I typed the sql in mysql, it returns about 100 rows,but the above sql did not work in spark sql, it occurs OOM error, it seems like that spark sql load all data into memory without using where clause. So how can spark sql using where clause?

2
try running this : df = sqlContext.read \ .format("jdbc") \ .option("driver", driver) \ .option("url", url) \ .option("user", user) \ .option("password", password) \ .option("dbtable", table) \ .load("select * from mytable").where($"day"==="2016-11-25" and $"hour" === 10)Shiv4nsh

2 Answers

3
votes

I have solved the problem. the spark doc gives the answer: spark doc

spark doc

So the key is to change the "dbtalble" option, make your sql a subquery.
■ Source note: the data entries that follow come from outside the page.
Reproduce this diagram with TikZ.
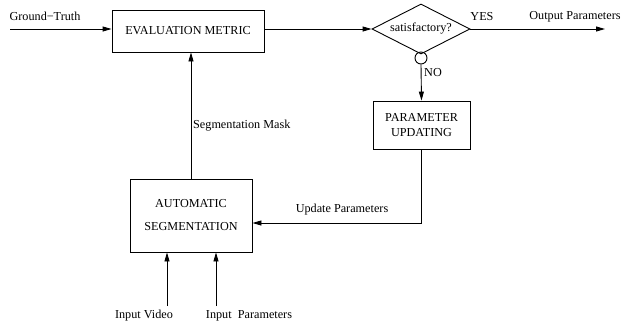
\documentclass[tikz,border=0pt]{standalone}
\usepackage{fontspec}
\setmainfont{Liberation Serif}
\usetikzlibrary{arrows.meta,shapes.geometric}

\begin{document}
\begin{tikzpicture}[x=1pt, y=-1pt,
    box/.style={rectangle, draw, line width=0.9pt, font=\fontsize{12.2}{15}\selectfont, align=center, inner sep=0pt},
    arr/.style={-{Triangle[length=9pt,width=5pt]}, line width=0.9pt},
    lbl/.style={font=\fontsize{12.2}{14}\selectfont, inner sep=0pt},
]
    \useasboundingbox (0,0) rectangle (627,327);
    % blocks
    \node[box, minimum width=152pt, minimum height=42pt] (em) at (188,31) {EVALUATION METRIC};
    \node[diamond, draw, line width=0.9pt, aspect=2, minimum width=98pt, minimum height=50pt, inner sep=0pt, font=\fontsize{12.2}{14}\selectfont] (sat) at (421,29) {\raisebox{-4pt}{satisfactory?}};
    \node[circle, draw, line width=0.9pt, minimum size=12pt, inner sep=0pt] (no) at (421,58) {};
    \node[box, minimum width=97pt, minimum height=48pt] (pu) at (421.5,125) {\raisebox{-4pt}{\parbox{90pt}{\centering PARAMETER\\UPDATING}}};
    \node[box, minimum width=122pt, minimum height=73pt] (as) at (191,215.5) {\raisebox{-3pt}{\parbox{110pt}{\centering AUTOMATIC\\[8pt]SEGMENTATION}}};
    \coordinate (gt) at (10,29);
    \coordinate (out) at (605,29);
    \coordinate (iv) at (167,306);
    \coordinate (ip) at (216,306);
    % connectors
    \draw[arr] (gt) -- ([yshift=2pt]em.west);
    \draw[arr] ([yshift=2pt]em.east) -- (sat.west);
    \draw[arr] (sat.east) -- (out);
    \draw[arr] (no.south) -- (pu.north);
    \draw[arr] (pu.south) |- ([yshift=-7.5pt]as.east);
    \draw[arr] (as.north) -- (as.north |- em.south);
    \draw[arr] (iv) -- (iv |- as.south);
    \draw[arr] (ip) -- (ip |- as.south);
    % labels
    \node[lbl] (gtl) at (45,16) {Ground−Truth};
    \node[lbl] (yes) at (482,17) {YES};
    \node[lbl] (outl) at (575,17) {Output Parameters};
    \node[lbl, anchor=west] (nol) at (424,73) {NO};
    \node[lbl] (upl) at (342,210) {Update Parameters};
    \node[lbl, anchor=west] (sml) at (193,126) {Segmentation Mask};
    \node[lbl] (ivl) at (144,316) {Input Video};
    \node[lbl] (ipl) at (249,316) {Input~ Parameters};
\end{tikzpicture}
\end{document}
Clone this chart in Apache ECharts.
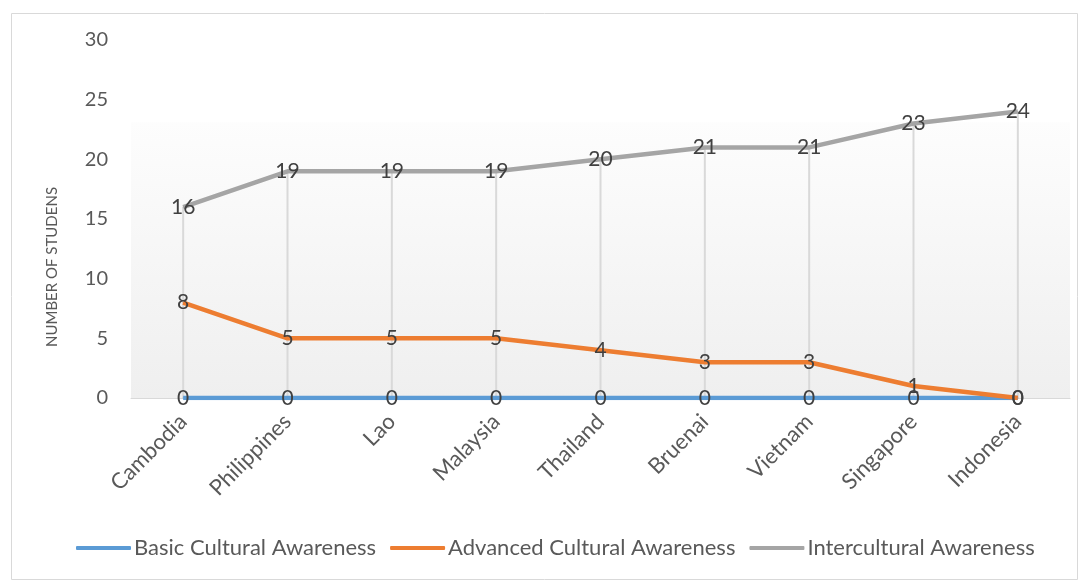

The correct answer is :

// 1. write your query sql as a subquery
sql = "(select * from mytable where day = 2016-11-25 and hour = 10) t1"
df = sqlContext.read \
    .format("jdbc") \
    .option("driver", driver) \
    .option("url", url) \
    .option("user", user) \
    .option("password", password) \
    .option("dbtable", sql) \ // 2. change "dbtable" option to your subquery sql
    .load(sql)

df.show()
0
votes
sql = "(select * from mytable where day = 2016-11-25 and hour = 10) as t1"
    df = sqlContext.read
    .format("jdbc")
    .option("driver", driver)
    .option("url", url)
    .option("user", user)
    .option("password", password)
    .option("dbtable", sql)
    .load(sql)

df.show()